Astronomers have detected a sprawling cloud of water vapor around a nearby developing solar system.

This is a never before seen identification where scientists believe the water vapor is cold enough to form comets, which could eventually deliver oceans to dry planets.

Scientist have found thousands of Earth-oceans worth of water within the planet-forming disk surrounding the star TW Hydrae, 176 light years away in the constellation Hydra, closest solar-system to be.

As water is the essential ingredient for life, “this tells us that the key materials that life needs are present in a system before planets are born,” said Ted Bergin, University of Michigan astronomy professor and co-author of a paper on the findings published in Science.

“We expected this to be the case, but now we know it is because have directly detected it. We can see it.”

The greater the availability of water in disks for icy comets to form, the bigger the chances that large amounts will eventually reach new planets through space impacts.

In detecting the chemical signature of water, researchers used the Heterodyne Instrument for the Far-Infrared (HIFI) on the orbiting Hershel Space Observatory.

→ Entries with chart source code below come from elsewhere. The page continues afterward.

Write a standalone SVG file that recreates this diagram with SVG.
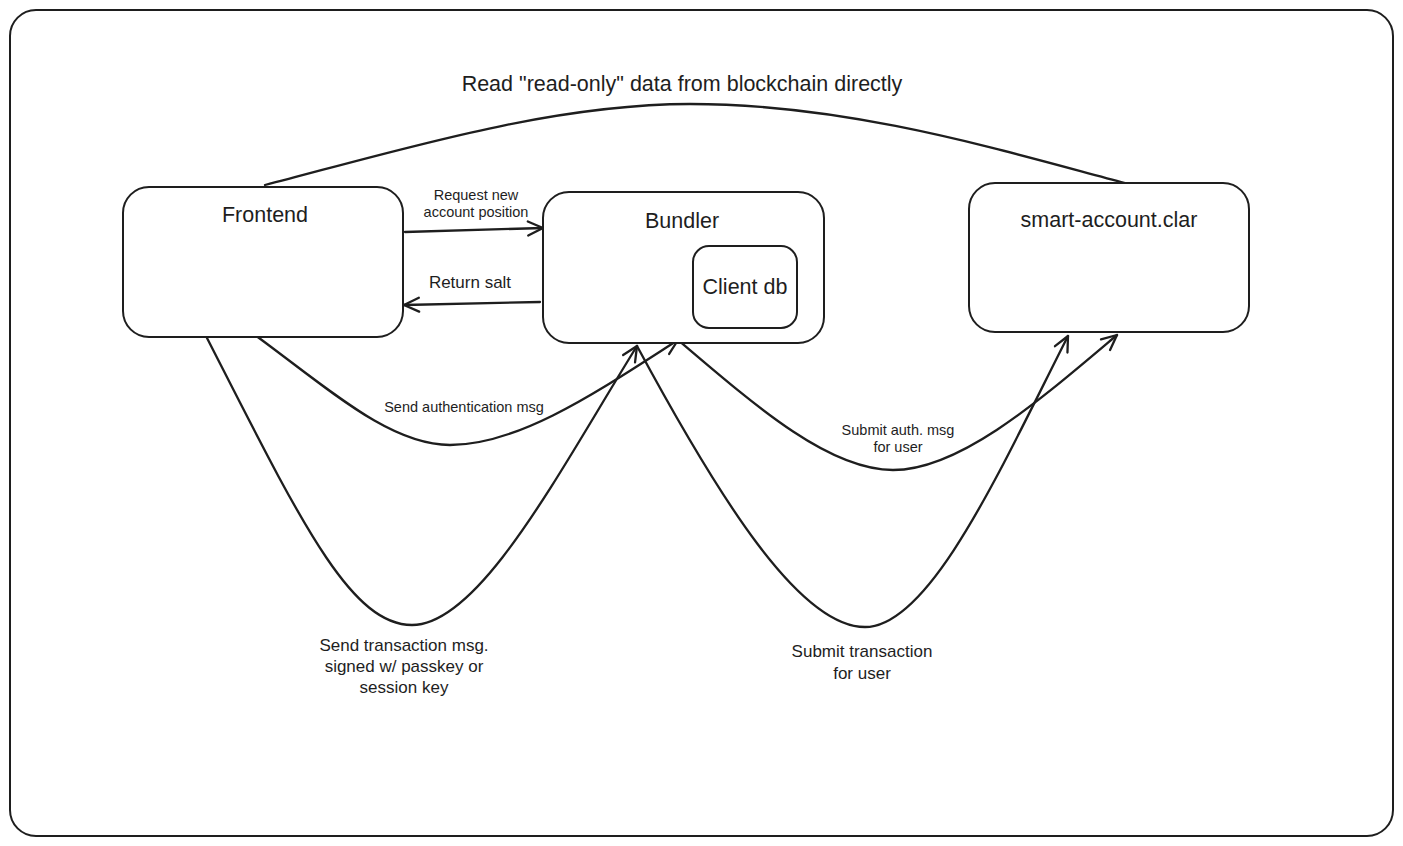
<svg xmlns="http://www.w3.org/2000/svg" width="1403" height="846" viewBox="0 0 1403 846">
<style>
.box{fill:#fff;stroke:#1e1e1e;stroke-width:2}
.ln{fill:none;stroke:#1e1e1e;stroke-width:2.3;stroke-linecap:round}
.t{font-family:"Liberation Sans",Arial,sans-serif;fill:#1e1e1e;text-anchor:middle}
.t22{font-size:21.5px}
.t17{font-size:17px}
.t14{font-size:14.5px}
</style>
<defs>
<marker id="ah" markerUnits="userSpaceOnUse" markerWidth="30" markerHeight="30" viewBox="-20 -15 30 30" refX="0" refY="0" orient="auto">
<path d="M-15,-7 L0,0 L-15,7" fill="none" stroke="#1e1e1e" stroke-width="2.3" stroke-linecap="round" stroke-linejoin="round"/>
</marker>
</defs>
<rect x="0" y="0" width="1403" height="846" fill="#fff"/>
<g id="frame"><rect x="10" y="10" width="1383" height="826" rx="26" class="box"/></g>
<g id="connectors">
<path class="ln" d="M265,185 C 400,150 550,104 690,104 C 850,104 1000,150 1125,183"/>
<path class="ln" marker-end="url(#ah)" d="M405,232 L543,228"/>
<path class="ln" marker-end="url(#ah)" d="M540,302 L404,305"/>
<path class="ln" marker-end="url(#ah)" d="M255,335 C 330,390 390,445 450,445 C 520,445 600,390 678,340"/>
<path class="ln" marker-end="url(#ah)" d="M207,338 C 300,520 350,625 412,625 C 480,625 560,470 637,346"/>
<path class="ln" marker-end="url(#ah)" d="M637,346 C 720,500 800,627 865,627 C 930,627 1000,470 1068,336"/>
<path class="ln" marker-end="url(#ah)" d="M678,340 C 760,410 830,470 893,470 C 960,470 1040,400 1117,335"/>
</g>
<g id="frontend">
<rect x="123" y="187" width="280" height="150" rx="26" class="box"/>
<text x="265" y="222" class="t t22">Frontend</text>
</g>
<g id="bundler">
<rect x="543" y="192" width="281" height="151" rx="26" class="box"/>
<text x="682" y="228" class="t t22">Bundler</text>
</g>
<g id="clientdb">
<rect x="693" y="246" width="104" height="82" rx="16" class="box"/>
<text x="745" y="294" class="t t22">Client db</text>
</g>
<g id="smartaccount">
<rect x="969" y="183" width="280" height="149" rx="26" class="box"/>
<text x="1109" y="227" class="t t22">smart-account.clar</text>
</g>
<g id="labels">
<text x="682" y="91" class="t t22">Read "read-only" data from blockchain directly</text>
<text x="476" y="200" class="t t14">Request new</text>
<text x="476" y="217" class="t t14">account position</text>
<text x="470" y="288" class="t t17">Return salt</text>
<text x="464" y="412" class="t t14">Send authentication msg</text>
<text x="898" y="435" class="t t14">Submit auth. msg</text>
<text x="898" y="452" class="t t14">for user</text>
<text x="404" y="651" class="t t17">Send transaction msg.</text>
<text x="404" y="672" class="t t17">signed w/ passkey or</text>
<text x="404" y="693" class="t t17">session key</text>
<text x="862" y="657" class="t t17">Submit transaction</text>
<text x="862" y="679" class="t t17">for user</text>
</g>
</svg>
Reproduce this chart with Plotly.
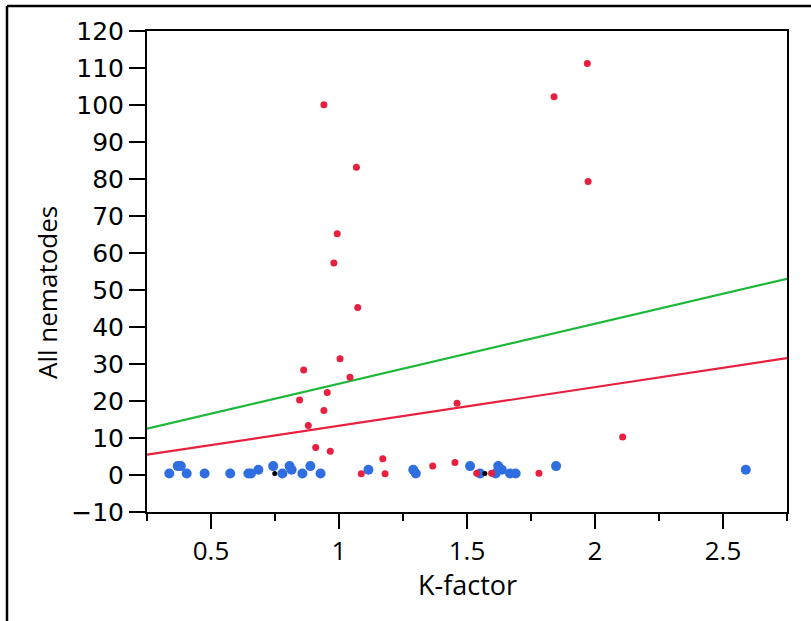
import plotly.graph_objects as go

# ---- data ----
red_x = [0.941, 1.068, 0.993, 0.980, 1.073, 1.004, 0.862, 1.043, 0.954, 0.846,
         0.941, 0.880, 0.909, 0.966, 1.171, 1.087, 1.180, 1.366, 1.453, 1.461,
         1.538, 1.596, 1.781, 1.970, 1.840, 1.973, 2.108]
red_y = [100.1, 83.2, 65.2, 57.3, 45.3, 31.4, 28.4, 26.4, 22.3, 20.3,
         17.4, 13.4, 7.4, 6.4, 4.4, 0.35, 0.35, 2.4, 3.4, 19.4,
         0.45, 0.45, 0.45, 111.2, 102.2, 79.3, 10.3]

blue_x = [0.337, 0.370, 0.382, 0.405, 0.475, 0.575, 0.646, 0.656, 0.685, 0.743,
          0.779, 0.807, 0.815, 0.857, 0.888, 0.928, 1.115, 1.290, 1.300, 1.512,
          1.551, 1.612, 1.622, 1.636, 1.668, 1.690, 1.848, 2.589]
blue_y = [0.4, 2.4, 2.4, 0.4, 0.4, 0.4, 0.4, 0.4, 1.4, 2.4,
          0.4, 2.4, 1.4, 0.4, 2.4, 0.4, 1.4, 1.4, 0.4, 2.4,
          0.4, 0.4, 2.4, 1.4, 0.4, 0.4, 2.4, 1.4]

black_x = [0.749, 1.570]
black_y = [0.4, 0.4]

# regression fits: intercept, slope
green_fit = (8.47, 16.2)
red_fit = (2.87, 10.44)

x_range = [0.25, 2.75]
y_range = [-10, 120]
y_ticks = list(range(-10, 121, 10))
x_ticks = [0.5, 1, 1.5, 2, 2.5]
x_ticktext = ["0.5", "1", "1.5", "2", "2.5"]

RED = "#e8203f"
BLUE = "#2e6ee0"
GREEN = "#1db83a"

fig = go.Figure()

line_x = x_range
fig.add_trace(go.Scatter(x=line_x, y=[green_fit[0] + green_fit[1] * v for v in line_x],
                         mode="lines", line=dict(color=GREEN, width=2.2), hoverinfo="skip"))
fig.add_trace(go.Scatter(x=line_x, y=[red_fit[0] + red_fit[1] * v for v in line_x],
                         mode="lines", line=dict(color=RED, width=2.2), hoverinfo="skip"))
fig.add_trace(go.Scatter(x=blue_x, y=blue_y, mode="markers",
                         marker=dict(color=BLUE, size=10, line=dict(width=0))))
fig.add_trace(go.Scatter(x=red_x, y=red_y, mode="markers",
                         marker=dict(color=RED, size=7, line=dict(width=0))))
fig.add_trace(go.Scatter(x=black_x, y=black_y, mode="markers",
                         marker=dict(color="black", size=5, line=dict(width=0))))

L, R, T, B = 147, 24, 31, 109
W, H = 811, 621
pw, ph = W - L - R, H - T - B

def px(xp):
    return (xp - L) / pw

def py(yp):
    return (H - B - yp) / ph

fig.update_layout(
    width=W, height=H,
    margin=dict(l=L, r=R, t=T, b=B),
    paper_bgcolor="white", plot_bgcolor="white",
    showlegend=False,
    xaxis=dict(range=x_range, tickvals=x_ticks, ticktext=x_ticktext,
               showgrid=False, zeroline=False,
               showline=True, mirror=True, linecolor="black", linewidth=2,
               ticks="outside", ticklen=15, tickwidth=2, tickcolor="black",
               tickfont=dict(family="Open Sans", size=26, color="black"),
               minor=dict(tick0=0.25, dtick=0.25, ticks="outside", ticklen=7,
                          tickwidth=2, tickcolor="black")),
    yaxis=dict(range=y_range, tickvals=y_ticks,
               showgrid=False, zeroline=False,
               showline=True, mirror=True, linecolor="black", linewidth=2,
               ticks="outside", ticklen=16, tickwidth=2, tickcolor="black",
               tickfont=dict(family="DejaVu Sans", size=25, color="black")),
    annotations=[
        dict(text="K-factor", xref="paper", yref="paper", x=px(467), y=py(584),
             xanchor="center", yanchor="middle", showarrow=False,
             font=dict(family="Open Sans", size=27, color="black")),
        dict(text="All nematodes", xref="paper", yref="paper", x=px(47), y=py(293),
             xanchor="center", yanchor="middle", showarrow=False, textangle=-90,
             font=dict(family="Open Sans", size=26, color="black")),
    ],
    shapes=[
        dict(type="line", xref="paper", yref="paper", x0=px(7), x1=px(W), y0=py(6), y1=py(6),
             line=dict(color="black", width=2.5)),
        dict(type="line", xref="paper", yref="paper", x0=px(7), x1=px(7), y0=py(6), y1=py(H),
             line=dict(color="black", width=2.5)),
    ],
)

fig.write_html("out.html")
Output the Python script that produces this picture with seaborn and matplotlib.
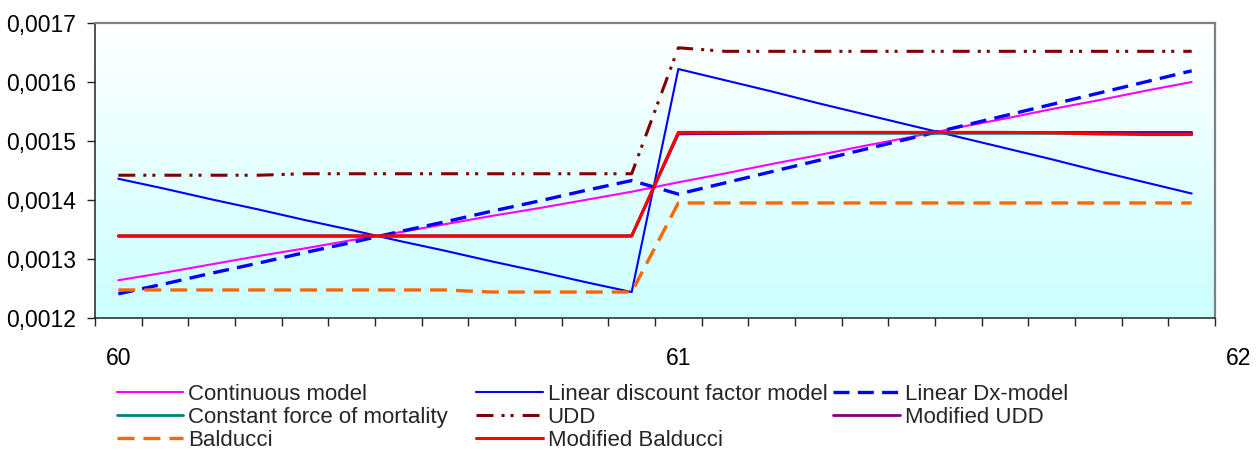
import numpy as np
import matplotlib
matplotlib.use("Agg")
import matplotlib.pyplot as plt
import seaborn as sns
from matplotlib.ticker import FixedLocator, FuncFormatter

# ---------------- data ----------------
months = list(range(24))            # month index within ages 60-61
series_names = [
    "Continuous model", "Linear discount factor model", "Linear Dx-model",
    "Constant force of mortality", "UDD", "Modified UDD",
    "Balducci", "Modified Balducci",
]
continuous = [0.001264, 0.001277, 0.001291, 0.001305, 0.001318, 0.001332,
              0.001345, 0.001359, 0.001373, 0.001386, 0.001400, 0.001414,
              0.001430, 0.001445, 0.001461, 0.001476, 0.001492, 0.001507,
              0.001523, 0.001538, 0.001554, 0.001569, 0.001585, 0.001600]
lin_discount = [0.001436, 0.001419, 0.001401, 0.001384, 0.001366, 0.001349,
                0.001331, 0.001314, 0.001296, 0.001279, 0.001261, 0.001244,
                0.001622, 0.001603, 0.001584, 0.001564, 0.001545, 0.001526,
                0.001507, 0.001488, 0.001469, 0.001449, 0.001430, 0.001411]
lin_dx = [0.001241, 0.001258, 0.001276, 0.001293, 0.001311, 0.001328,
          0.001346, 0.001363, 0.001381, 0.001398, 0.001416, 0.001433,
          0.001410, 0.001429, 0.001448, 0.001467, 0.001486, 0.001505,
          0.001524, 0.001543, 0.001562, 0.001581, 0.001600, 0.001619]
const_force = [0.001339] * 12 + [0.001513] * 12
udd = [0.001442, 0.001442, 0.001442, 0.001442, 0.0014445, 0.0014445,
       0.0014445, 0.0014445, 0.0014445, 0.0014445, 0.0014445, 0.0014445,
       0.001658, 0.001652, 0.001652, 0.001652, 0.001652, 0.001652,
       0.001652, 0.001652, 0.001652, 0.001652, 0.001652, 0.001652]
mod_udd = [0.001339] * 12 + [0.001512, 0.0015127, 0.0015135, 0.0015143,
                             0.0015146, 0.0015146, 0.0015146, 0.0015146,
                             0.0015146, 0.0015146, 0.0015146, 0.0015146]
balducci = [0.0012475] * 8 + [0.001244] * 4 + [0.001395] * 12
mod_balducci = [0.001339] * 12 + [0.0015146, 0.0015146, 0.0015146, 0.0015146,
                                  0.0015146, 0.0015146, 0.0015146, 0.0015146,
                                  0.0015140, 0.001512, 0.001511, 0.001511]
ages = [60 + m / 12 for m in months]

yticks = [0.0012, 0.0013, 0.0014, 0.0015, 0.0016, 0.0017]
xtick_pos = [60, 61, 62]
xtick_labels = ["60", "61", "62"]

# ---------------- styling ----------------
sns.set_theme(style="white")
plt.rcParams["font.family"] = ["Liberation Sans", "DejaVu Sans"]
plt.rcParams["lines.scale_dashes"] = False

dash_dx = (0, (11.5, 6.0))
dash_bal = (0, (12.2, 6.5))
dash_udd = (0, (12.2, 5.8, 2.2, 4.3, 2.2, 6.5))

styles = [
    dict(color="#FF00FF", lw=1.5, ls="-"),
    dict(color="#0000FF", lw=1.5, ls="-"),
    dict(color="#0000FF", lw=2.4, ls=dash_dx),
    dict(color="#008080", lw=2.0, ls="-"),
    dict(color="#800000", lw=2.2, ls=dash_udd),
    dict(color="#800080", lw=2.0, ls="-"),
    dict(color="#FF6600", lw=2.4, ls=dash_bal),
    dict(color="#FF0000", lw=2.2, ls="-"),
]
values = [continuous, lin_discount, lin_dx, const_force, udd, mod_udd,
          balducci, mod_balducci]

W, H = 1260, 450
fig = plt.figure(figsize=(W / 100, H / 100), dpi=100)
fig.patch.set_facecolor("white")
ax = fig.add_axes([95 / W, 132 / H, 1120 / W, 295 / H])

# gradient background: white top -> light cyan bottom
rgb = np.ones((256, 1, 3))
rgb[:, 0, 0] = np.linspace(1.0, 0.80, 256)
ax.imshow(rgb, extent=[0, 1, 0, 1], transform=ax.transAxes, aspect="auto",
          zorder=0, interpolation="bilinear")

lines = []
for name, vals, st in zip(series_names, values, styles):
    sns.lineplot(x=ages, y=vals, ax=ax, color=st["color"], linewidth=st["lw"],
                 linestyle=st["ls"], label=name, legend=False, zorder=2)
    lines.append(ax.lines[-1])

xmin = 60 - 0.5 / 12
xmax = 60 + 23.5 / 12
ax.set_xlim(xmin, xmax)
ax.set_ylim(0.0012, 0.0017)
ax.set_xlabel("")
ax.set_ylabel("")

# y axis
ax.yaxis.set_major_locator(FixedLocator(yticks))
ax.yaxis.set_major_formatter(FuncFormatter(lambda v, _: f"{v:.4f}".replace(".", ",")))
ax.tick_params(axis="y", which="major", left=True, length=5.5, width=1.0,
               color="#222222", pad=8.4, labelsize=16.5, labelcolor="black",
               direction="out")

# x axis: category boundaries as minor ticks, labels at whole ages
in_range = [(p, l) for p, l in zip(xtick_pos, xtick_labels) if xmin <= p <= xmax]
ax.xaxis.set_major_locator(FixedLocator([p for p, _ in in_range]))
ax.set_xticklabels([l for _, l in in_range])
ax.xaxis.set_minor_locator(FixedLocator([xmin + j / 12 for j in range(25)]))
ax.tick_params(axis="x", which="major", bottom=True, length=0, pad=21.0,
               labelsize=16.5, labelcolor="black")
ax.tick_params(axis="x", which="minor", bottom=True, length=5.8, width=1.0,
               color="#222222", direction="out")
for p, l in zip(xtick_pos, xtick_labels):
    if not (xmin <= p <= xmax):
        ax.annotate(l, xy=(p, 0), xycoords=("data", "axes fraction"),
                    xytext=(0, -21.0), textcoords="offset points",
                    ha="center", va="top", fontsize=16.5, color="black",
                    annotation_clip=False)

for side in ["top", "right"]:
    ax.spines[side].set_color("#808080")
    ax.spines[side].set_linewidth(1.6)
for side in ["left", "bottom"]:
    ax.spines[side].set_color("#222222")
    ax.spines[side].set_linewidth(1.1)
ax.grid(False)

# legend: three fixed-width columns, filled row by row
col_items = [[0, 3, 6], [1, 4, 7], [2, 5]]
col_x = [116.7, 476, 833]
for items, x in zip(col_items, col_x):
    fig.legend(handles=[lines[i] for i in items],
               labels=[series_names[i] for i in items],
               loc="upper left", bbox_to_anchor=(x / W, 1 - 384 / H),
               bbox_transform=fig.transFigure, frameon=False, fontsize=16,
               handlelength=3.0, handletextpad=0.22, borderpad=0,
               borderaxespad=0, labelspacing=0.08)

fig.savefig("out.png", dpi=100)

Herschel is an orbiting telescope that allows astronomers to observe at the far-infrared wavelengths where organic molecules and water emit their chemicals, a European Space Agency mission with NASA participation.

This formation is believed to be similar to our own solar system’s formation billions of years ago.

“The detection of water sticking to dust grains throughout the planet-forming disk would be similar to events in our own solar system’s evolution, where over millions of years, these dust grains would then coalesce to form comets. These would be a prime delivery mechanism for water on planetary bodies,” said principal investigator Michiel Hogerheijde of Leiden University in the Netherlands, according to the University of Michigan News Service.

According to NASA officials, if TW Hydrae and its icy disk are representative of many other young star systems, then the process for creating planets around numerous stars with an ample amount of water throughout the universe appears to be in place.